Review Cernunnos

Review Cernunnos

Live Reports 5 Mars 2020

Départ : Chaumont - 9h. Arrivée : Noisiel - 14h.

Une fois les quelques mètres qui séparent l'arrêt TER de la rue de la ferme, le bâtiment ne laisse aucun doute: c'est la ferme du Buisson, et le Cernunnos se joue entre ses murs. 


Après que nous avons fait le tour des lieux et posé nos affaires dans le modique espace presse, les concerts commencent, et mes reviews aussi. 


Dans la première salle, c'est Prima Nocta qui ouvre le bal. Les cornemuses et le luth donnent le ton à l'ambiance païenne et volontairement kitsch du groupe. La caisse claire a doublé ses peaux, s'octroyant ainsi un son sec qui donne lui donne une attaque décuplée et des percussions viennent agrémenter le morceau comme dans Slipknot - et comme Slipknot elles ne servent à rien sinon à l'ambiance. C'est justement ce qui a fait la réussite de Prima Nocta à mon sens, son ambiance. Car malgré de très bons musiciens tous polyinstrumentistes, le groupe tombait vite dans le cliché. Seulement, sa place en début de festival lui permettait de s'adresser à un public à galvaniser dans ce concentré d'ambiance celtique et non à lasser, et ce fut chose faite en ce qui me concerne. 


La petite salle a alors pris le relais pour le projet de Black Metal Atmosphérique féminin Vermilia. En dépit d'un bon usage des costumes qui masquaient les musiciens de scène pour ne laisser voir que le cœur du projet, la chanteuse et tenante du one-woman band, le groupe n'a pas su me convaincre pour autant.
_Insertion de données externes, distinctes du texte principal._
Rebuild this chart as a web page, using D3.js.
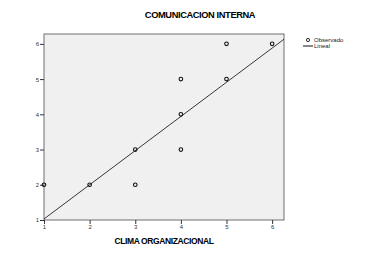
<!DOCTYPE html>
<meta charset="utf-8">
<style>
body {
  margin: 0;
  background: #fff;
  font-family: "Liberation Sans", Arial, sans-serif;
}
.tick text {
  font-size: 6px;
  fill: #333;
}
.domain {
  display: none;
}
.tick line {
  stroke: #333;
}
</style>
<body>
<script src="https://cdn.jsdelivr.net/npm/d3@7"></script>
<script>

var width = 375,
    height = 257;

// observed points (CLIMA ORGANIZACIONAL, COMUNICACION INTERNA)
var clima = [1, 2, 3, 3, 4, 4, 4, 5, 5, 6];
var comunicacion = [2, 2, 2, 3, 3, 4, 5, 5, 6, 6];

// linear fit
var fitIntercept = 0.06,
    fitSlope = 0.97;

var xTicks = [1, 2, 3, 4, 5, 6];
var yTicks = [1, 2, 3, 4, 5, 6];

var margin = {top: 34, right: 91, bottom: 37, left: 44};

var svg = d3.select("body").append("svg")
    .attr("width", width)
    .attr("height", height);

var x = d3.scaleLinear()
    .domain([1, 6.26])
    .range([margin.left, width - margin.right]);

var y = d3.scaleLinear()
    .domain([1, 6.28])
    .range([height - margin.bottom, margin.top]);

// plot area
svg.append("rect")
    .attr("x", x(1))
    .attr("y", y(6.28))
    .attr("width", x(6.26) - x(1))
    .attr("height", y(1) - y(6.28))
    .attr("fill", "#f0f0f0")
    .attr("stroke", "#6e6e6e")
    .attr("stroke-width", 1);

svg.append("g")
    .attr("transform", "translate(0," + y(1) + ")")
    .call(d3.axisBottom(x).tickValues(xTicks).tickSize(4).tickPadding(1).tickFormat(d3.format("d")));

svg.append("g")
    .attr("transform", "translate(" + x(1) + ",0)")
    .call(d3.axisLeft(y).tickValues(yTicks).tickSize(4).tickPadding(1).tickFormat(d3.format("d")));

// fit line
var x0 = 1, x1 = 6.26;
svg.append("line")
    .attr("x1", x(x0))
    .attr("y1", y(fitIntercept + fitSlope * x0))
    .attr("x2", x(x1))
    .attr("y2", y(fitIntercept + fitSlope * x1))
    .attr("stroke", "#222")
    .attr("stroke-width", 0.9);

// observed points
svg.selectAll("circle.obs")
    .data(clima)
  .enter().append("circle")
    .attr("class", "obs")
    .attr("cx", function(d) { return x(d); })
    .attr("cy", function(d, i) { return y(comunicacion[i]); })
    .attr("r", 1.8)
    .attr("fill", "none")
    .attr("stroke", "#111")
    .attr("stroke-width", 1.1);

// titles
svg.append("text")
    .attr("x", 200)
    .attr("y", 18)
    .attr("text-anchor", "middle")
    .attr("font-size", 9.3)
    .attr("font-weight", "bold")
    .attr("letter-spacing", -0.4)
    .text("COMUNICACION INTERNA");

svg.append("text")
    .attr("x", (x(1) + x(6.26)) / 2)
    .attr("y", 244)
    .attr("text-anchor", "middle")
    .attr("font-size", 8.5)
    .attr("font-weight", "bold")
    .attr("letter-spacing", -0.4)
    .text("CLIMA ORGANIZACIONAL");

// legend
var legend = svg.append("g").attr("transform", "translate(303,40)");
legend.append("circle")
    .attr("cx", 5)
    .attr("cy", 0)
    .attr("r", 1.6)
    .attr("fill", "none")
    .attr("stroke", "#111")
    .attr("stroke-width", 0.9);
legend.append("text")
    .attr("x", 11)
    .attr("y", 2)
    .attr("font-size", 6)
    .attr("fill", "#222")
    .text("Observado");
legend.append("line")
    .attr("x1", 0)
    .attr("x2", 10)
    .attr("y1", 6)
    .attr("y2", 6)
    .attr("stroke", "#111")
    .attr("stroke-width", 1);
legend.append("text")
    .attr("x", 11)
    .attr("y", 8)
    .attr("font-size", 6)
    .attr("fill", "#222")
    .text("Lineal");

</script>
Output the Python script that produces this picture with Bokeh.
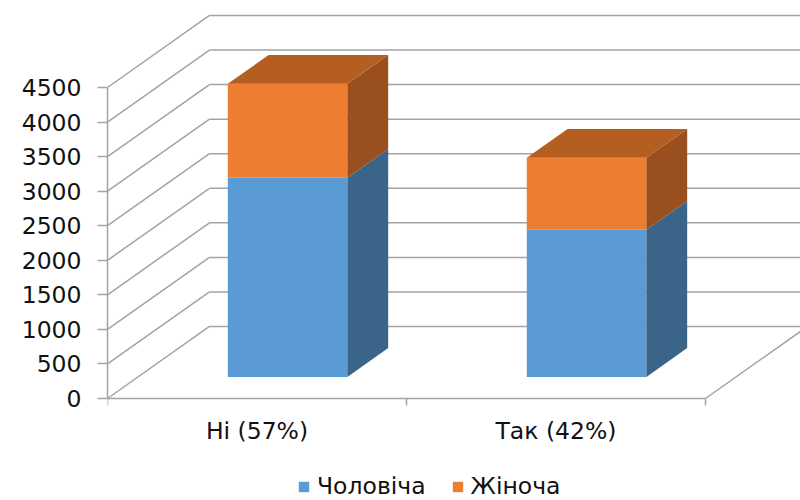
from bokeh.plotting import figure
from bokeh.models import Range1d, FixedTicker, Legend, LegendItem
from bokeh.core.properties import value
from bokeh.embed import file_html
from bokeh.resources import INLINE

# --- data ---
categories = ["Ні (57%)", "Так (42%)"]
male = [2880, 2130]      # Чоловіча
female = [1360, 1040]    # Жіноча
series_names = ["Чоловіча", "Жіноча"]
y_ticks = [0, 500, 1000, 1500, 2000, 2500, 3000, 3500, 4000, 4500]

# --- pseudo-3D projection settings (data units) ---
DX = 0.341      # horizontal shift for full depth, in category units
DY = 1042.0     # vertical shift for full depth, in value units
D0, D1 = 0.3, 0.7   # front and back depth of the bars
BAR_W = 0.4

GRID = "#a3a3a3"
TEXT = "#111111"
FONT = "DejaVu Sans"
FS = "23.5px"

PX_PER_VAL = 311 / 4500          # vertical pixels per value unit
X_MAX = 2 * 693 / 598
Y_MAX = 398 / PX_PER_VAL
Y_MIN = -102 / PX_PER_VAL        # room under the floor for labels + legend

p = figure(width=800, height=500, output_backend="svg", toolbar_location=None,
           x_range=Range1d(0, X_MAX), y_range=Range1d(Y_MIN, Y_MAX),
           min_border_left=107, min_border_right=0, min_border_top=0,
           min_border_bottom=0)
p.outline_line_color = None
p.xaxis.visible = False
p.xgrid.visible = False
p.ygrid.visible = False
p.background_fill_color = "white"
p.border_fill_color = "white"

# back wall gridlines
p.segment(x0=[DX] * len(y_ticks), y0=[v + DY for v in y_ticks],
          x1=[2 + DX + 0.5] * len(y_ticks), y1=[v + DY for v in y_ticks],
          line_color=GRID, line_width=1.5)
# side wall diagonals
p.segment(x0=[0] * len(y_ticks), y0=y_ticks,
          x1=[DX] * len(y_ticks), y1=[v + DY for v in y_ticks],
          line_color=GRID, line_width=1.5)
# floor right edge
p.segment(x0=[2], y0=[0], x1=[2 + DX], y1=[DY], line_color=GRID, line_width=1.5)

# front category axis with its tick marks between categories
tick_len = 7 / PX_PER_VAL
p.segment(x0=[0], y0=[0], x1=[len(categories)], y1=[0], line_color=GRID, line_width=1.5)
cat_edges = list(range(len(categories) + 1))
p.segment(x0=cat_edges, y0=[0] * len(cat_edges), x1=cat_edges,
          y1=[-tick_len] * len(cat_edges), line_color=GRID, line_width=1.5)

# --- stacked 3D bars ---
def side_poly(right0, bottom, top):
    r1 = right0 + (D1 - D0) * DX
    xs = [right0, r1, r1, right0]
    ys = [bottom + D0 * DY, bottom + D1 * DY, top + D1 * DY, top + D0 * DY]
    return xs, ys

def top_poly(left0, right0, top):
    s = (D1 - D0) * DX
    xs = [left0, right0, right0 + s, left0 + s]
    ys = [top + D0 * DY, top + D0 * DY, top + D1 * DY, top + D1 * DY]
    return xs, ys

centers = [0.5 + i for i in range(len(categories))]
lefts = [c - BAR_W / 2 + D0 * DX for c in centers]
rights = [c + BAR_W / 2 + D0 * DX for c in centers]
tops_m = list(male)
tops_f = [m + f for m, f in zip(male, female)]

blue = p.quad(left=lefts, right=rights, bottom=[D0 * DY] * len(male),
              top=[t + D0 * DY for t in tops_m],
              fill_color="#5b9bd5", line_color=None)
bs = [side_poly(r, 0, t) for r, t in zip(rights, tops_m)]
p.patches(xs=[s[0] for s in bs], ys=[s[1] for s in bs],
          fill_color="#3b6489", line_color=None)

orange = p.quad(left=lefts, right=rights, bottom=[t + D0 * DY for t in tops_m],
                top=[t + D0 * DY for t in tops_f],
                fill_color="#ed7d31", line_color=None)
os_ = [side_poly(r, b, t) for r, b, t in zip(rights, tops_m, tops_f)]
p.patches(xs=[s[0] for s in os_], ys=[s[1] for s in os_],
          fill_color="#9a4f1f", line_color=None)
tp = [top_poly(l, r, t) for l, r, t in zip(lefts, rights, tops_f)]
p.patches(xs=[s[0] for s in tp], ys=[s[1] for s in tp],
          fill_color="#b45e22", line_color=None)

# category labels under the front axis
p.text(x=centers, y=[0] * len(centers), text=categories, y_offset=32,
       text_align="center", text_baseline="middle",
       text_font=value(FONT), text_font_size=FS, text_color=TEXT)

# --- value axis ---
ya = p.yaxis[0]
ya.ticker = FixedTicker(ticks=y_ticks)
ya.bounds = (0, 4500)
ya.axis_line_color = GRID
ya.axis_line_width = 1.5
ya.major_tick_line_color = GRID
ya.major_tick_line_width = 1.5
ya.major_tick_out = 10
ya.major_tick_in = 0
ya.minor_tick_line_color = None
ya.major_label_standoff = 16
ya.major_label_text_font = FONT
ya.major_label_text_font_size = FS
ya.major_label_text_color = TEXT

legend = Legend(items=[LegendItem(label=series_names[0], renderers=[blue]),
                       LegendItem(label=series_names[1], renderers=[orange])],
                orientation="horizontal", location=(190, 0),
                border_line_color=None, background_fill_alpha=0,
                glyph_width=13, glyph_height=13, label_standoff=7,
                spacing=25, padding=0, margin=0,
                label_text_font=FONT, label_text_font_size=FS,
                label_text_color=TEXT)
p.add_layout(legend)

open("out.html", "w").write(file_html(p, INLINE))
En effet, la musique m'a semblé manquer d'ampleur. Le chant lyrique est très bien mais se distingue faiblement par-dessus les instruments tandis que le chant black sursature totalement l'atmosphère et la brouille encore plus. Ce déséquilibre entre les mélodies et le chant et entre les différents chants eux-mêmes créé un décalage qui s'est manifesté par des sursauts plutôt que par des envolées, d'où ma déception.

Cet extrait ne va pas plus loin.